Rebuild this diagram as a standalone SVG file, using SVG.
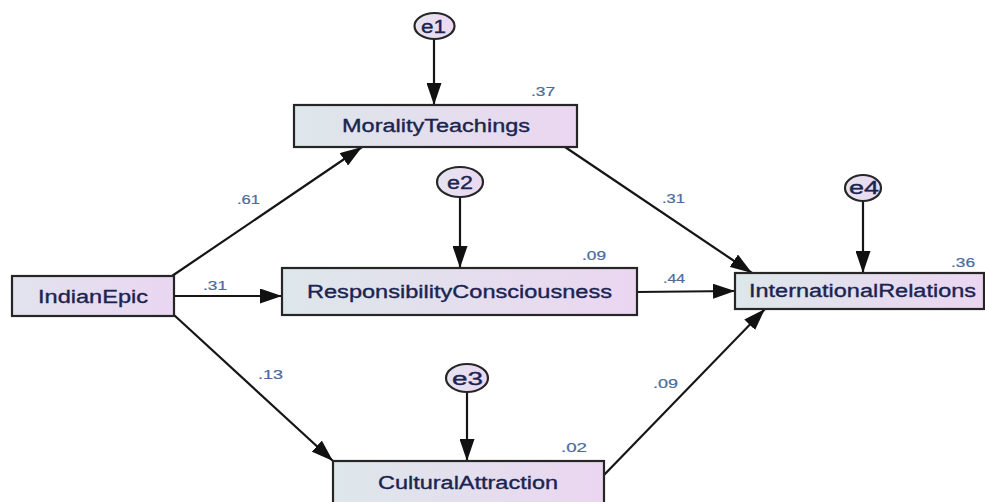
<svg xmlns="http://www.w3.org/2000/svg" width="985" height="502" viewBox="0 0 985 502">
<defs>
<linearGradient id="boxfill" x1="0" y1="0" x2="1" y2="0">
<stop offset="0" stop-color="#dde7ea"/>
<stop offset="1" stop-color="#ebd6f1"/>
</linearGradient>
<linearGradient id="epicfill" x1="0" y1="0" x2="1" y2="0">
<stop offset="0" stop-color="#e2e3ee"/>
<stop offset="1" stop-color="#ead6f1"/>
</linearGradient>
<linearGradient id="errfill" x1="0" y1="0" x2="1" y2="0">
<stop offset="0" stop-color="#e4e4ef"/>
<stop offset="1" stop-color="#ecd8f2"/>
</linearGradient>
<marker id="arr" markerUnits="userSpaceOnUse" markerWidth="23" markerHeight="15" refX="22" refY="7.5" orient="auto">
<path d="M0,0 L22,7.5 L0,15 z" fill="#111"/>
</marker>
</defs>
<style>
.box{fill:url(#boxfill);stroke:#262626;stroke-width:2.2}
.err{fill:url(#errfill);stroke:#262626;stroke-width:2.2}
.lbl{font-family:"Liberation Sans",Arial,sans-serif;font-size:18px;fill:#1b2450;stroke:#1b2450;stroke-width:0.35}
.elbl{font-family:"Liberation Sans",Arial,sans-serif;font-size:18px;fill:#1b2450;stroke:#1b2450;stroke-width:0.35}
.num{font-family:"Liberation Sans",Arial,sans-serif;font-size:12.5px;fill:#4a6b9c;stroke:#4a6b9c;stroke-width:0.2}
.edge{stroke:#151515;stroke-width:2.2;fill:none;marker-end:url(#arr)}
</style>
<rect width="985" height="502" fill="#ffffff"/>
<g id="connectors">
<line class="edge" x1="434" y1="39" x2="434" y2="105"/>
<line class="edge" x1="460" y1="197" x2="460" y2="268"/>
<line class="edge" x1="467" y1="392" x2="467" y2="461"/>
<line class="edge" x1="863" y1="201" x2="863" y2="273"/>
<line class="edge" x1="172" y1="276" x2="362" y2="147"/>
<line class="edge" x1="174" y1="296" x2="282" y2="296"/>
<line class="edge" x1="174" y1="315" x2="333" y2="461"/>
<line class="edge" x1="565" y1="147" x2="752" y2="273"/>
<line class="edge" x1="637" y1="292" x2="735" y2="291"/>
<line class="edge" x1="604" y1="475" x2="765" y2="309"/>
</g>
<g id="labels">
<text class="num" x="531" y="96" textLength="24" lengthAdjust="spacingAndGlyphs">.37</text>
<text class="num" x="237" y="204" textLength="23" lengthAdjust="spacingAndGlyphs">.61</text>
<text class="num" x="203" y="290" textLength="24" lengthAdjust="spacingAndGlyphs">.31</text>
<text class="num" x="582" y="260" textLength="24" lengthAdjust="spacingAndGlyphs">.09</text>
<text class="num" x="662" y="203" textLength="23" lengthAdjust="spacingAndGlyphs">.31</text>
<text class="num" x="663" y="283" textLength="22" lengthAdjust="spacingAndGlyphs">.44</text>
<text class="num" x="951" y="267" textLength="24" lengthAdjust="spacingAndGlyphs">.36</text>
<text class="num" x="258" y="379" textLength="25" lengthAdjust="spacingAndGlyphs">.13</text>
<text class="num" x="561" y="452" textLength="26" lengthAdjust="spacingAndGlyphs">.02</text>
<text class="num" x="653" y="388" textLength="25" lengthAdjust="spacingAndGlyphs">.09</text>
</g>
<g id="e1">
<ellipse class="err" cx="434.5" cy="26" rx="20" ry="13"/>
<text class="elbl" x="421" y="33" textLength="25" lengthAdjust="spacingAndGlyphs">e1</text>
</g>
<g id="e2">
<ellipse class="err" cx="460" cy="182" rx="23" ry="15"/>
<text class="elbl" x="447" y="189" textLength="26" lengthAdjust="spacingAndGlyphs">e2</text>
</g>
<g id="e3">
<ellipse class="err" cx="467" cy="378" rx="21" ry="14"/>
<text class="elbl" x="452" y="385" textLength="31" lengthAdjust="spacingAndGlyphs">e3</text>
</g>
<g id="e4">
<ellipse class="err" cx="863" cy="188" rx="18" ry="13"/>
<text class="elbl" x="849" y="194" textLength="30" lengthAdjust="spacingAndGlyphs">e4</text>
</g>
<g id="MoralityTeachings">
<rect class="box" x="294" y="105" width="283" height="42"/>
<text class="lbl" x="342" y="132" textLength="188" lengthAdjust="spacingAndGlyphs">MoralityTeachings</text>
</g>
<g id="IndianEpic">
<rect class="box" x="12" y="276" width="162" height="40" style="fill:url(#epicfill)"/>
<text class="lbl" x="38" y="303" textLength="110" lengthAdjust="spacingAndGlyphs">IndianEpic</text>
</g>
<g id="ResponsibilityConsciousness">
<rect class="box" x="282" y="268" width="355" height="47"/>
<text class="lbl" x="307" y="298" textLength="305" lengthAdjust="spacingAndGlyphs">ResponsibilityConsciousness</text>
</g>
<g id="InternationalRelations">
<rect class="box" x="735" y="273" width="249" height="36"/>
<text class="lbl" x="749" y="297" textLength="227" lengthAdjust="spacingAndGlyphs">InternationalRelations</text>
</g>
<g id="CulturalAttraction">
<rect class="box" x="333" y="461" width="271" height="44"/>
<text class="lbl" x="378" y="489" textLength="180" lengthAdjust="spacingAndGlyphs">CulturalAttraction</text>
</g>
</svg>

----------

(Goal):
Omit the pictures and give the material again, exactly and in full.

(Result):
Rebuild this diagram as a standalone SVG file, using SVG.
<svg xmlns="http://www.w3.org/2000/svg" width="985" height="502" viewBox="0 0 985 502">
<defs>
<linearGradient id="boxfill" x1="0" y1="0" x2="1" y2="0">
<stop offset="0" stop-color="#dde7ea"/>
<stop offset="1" stop-color="#ebd6f1"/>
</linearGradient>
<linearGradient id="epicfill" x1="0" y1="0" x2="1" y2="0">
<stop offset="0" stop-color="#e2e3ee"/>
<stop offset="1" stop-color="#ead6f1"/>
</linearGradient>
<linearGradient id="errfill" x1="0" y1="0" x2="1" y2="0">
<stop offset="0" stop-color="#e4e4ef"/>
<stop offset="1" stop-color="#ecd8f2"/>
</linearGradient>
<marker id="arr" markerUnits="userSpaceOnUse" markerWidth="23" markerHeight="15" refX="22" refY="7.5" orient="auto">
<path d="M0,0 L22,7.5 L0,15 z" fill="#111"/>
</marker>
</defs>
<style>
.box{fill:url(#boxfill);stroke:#262626;stroke-width:2.2}
.err{fill:url(#errfill);stroke:#262626;stroke-width:2.2}
.lbl{font-family:"Liberation Sans",Arial,sans-serif;font-size:18px;fill:#1b2450;stroke:#1b2450;stroke-width:0.35}
.elbl{font-family:"Liberation Sans",Arial,sans-serif;font-size:18px;fill:#1b2450;stroke:#1b2450;stroke-width:0.35}
.num{font-family:"Liberation Sans",Arial,sans-serif;font-size:12.5px;fill:#4a6b9c;stroke:#4a6b9c;stroke-width:0.2}
.edge{stroke:#151515;stroke-width:2.2;fill:none;marker-end:url(#arr)}
</style>
<rect width="985" height="502" fill="#ffffff"/>
<g id="connectors">
<line class="edge" x1="434" y1="39" x2="434" y2="105"/>
<line class="edge" x1="460" y1="197" x2="460" y2="268"/>
<line class="edge" x1="467" y1="392" x2="467" y2="461"/>
<line class="edge" x1="863" y1="201" x2="863" y2="273"/>
<line class="edge" x1="172" y1="276" x2="362" y2="147"/>
<line class="edge" x1="174" y1="296" x2="282" y2="296"/>
<line class="edge" x1="174" y1="315" x2="333" y2="461"/>
<line class="edge" x1="565" y1="147" x2="752" y2="273"/>
<line class="edge" x1="637" y1="292" x2="735" y2="291"/>
<line class="edge" x1="604" y1="475" x2="765" y2="309"/>
</g>
<g id="labels">
<text class="num" x="531" y="96" textLength="24" lengthAdjust="spacingAndGlyphs">.37</text>
<text class="num" x="237" y="204" textLength="23" lengthAdjust="spacingAndGlyphs">.61</text>
<text class="num" x="203" y="290" textLength="24" lengthAdjust="spacingAndGlyphs">.31</text>
<text class="num" x="582" y="260" textLength="24" lengthAdjust="spacingAndGlyphs">.09</text>
<text class="num" x="662" y="203" textLength="23" lengthAdjust="spacingAndGlyphs">.31</text>
<text class="num" x="663" y="283" textLength="22" lengthAdjust="spacingAndGlyphs">.44</text>
<text class="num" x="951" y="267" textLength="24" lengthAdjust="spacingAndGlyphs">.36</text>
<text class="num" x="258" y="379" textLength="25" lengthAdjust="spacingAndGlyphs">.13</text>
<text class="num" x="561" y="452" textLength="26" lengthAdjust="spacingAndGlyphs">.02</text>
<text class="num" x="653" y="388" textLength="25" lengthAdjust="spacingAndGlyphs">.09</text>
</g>
<g id="e1">
<ellipse class="err" cx="434.5" cy="26" rx="20" ry="13"/>
<text class="elbl" x="421" y="33" textLength="25" lengthAdjust="spacingAndGlyphs">e1</text>
</g>
<g id="e2">
<ellipse class="err" cx="460" cy="182" rx="23" ry="15"/>
<text class="elbl" x="447" y="189" textLength="26" lengthAdjust="spacingAndGlyphs">e2</text>
</g>
<g id="e3">
<ellipse class="err" cx="467" cy="378" rx="21" ry="14"/>
<text class="elbl" x="452" y="385" textLength="31" lengthAdjust="spacingAndGlyphs">e3</text>
</g>
<g id="e4">
<ellipse class="err" cx="863" cy="188" rx="18" ry="13"/>
<text class="elbl" x="849" y="194" textLength="30" lengthAdjust="spacingAndGlyphs">e4</text>
</g>
<g id="MoralityTeachings">
<rect class="box" x="294" y="105" width="283" height="42"/>
<text class="lbl" x="342" y="132" textLength="188" lengthAdjust="spacingAndGlyphs">MoralityTeachings</text>
</g>
<g id="IndianEpic">
<rect class="box" x="12" y="276" width="162" height="40" style="fill:url(#epicfill)"/>
<text class="lbl" x="38" y="303" textLength="110" lengthAdjust="spacingAndGlyphs">IndianEpic</text>
</g>
<g id="ResponsibilityConsciousness">
<rect class="box" x="282" y="268" width="355" height="47"/>
<text class="lbl" x="307" y="298" textLength="305" lengthAdjust="spacingAndGlyphs">ResponsibilityConsciousness</text>
</g>
<g id="InternationalRelations">
<rect class="box" x="735" y="273" width="249" height="36"/>
<text class="lbl" x="749" y="297" textLength="227" lengthAdjust="spacingAndGlyphs">InternationalRelations</text>
</g>
<g id="CulturalAttraction">
<rect class="box" x="333" y="461" width="271" height="44"/>
<text class="lbl" x="378" y="489" textLength="180" lengthAdjust="spacingAndGlyphs">CulturalAttraction</text>
</g>
</svg>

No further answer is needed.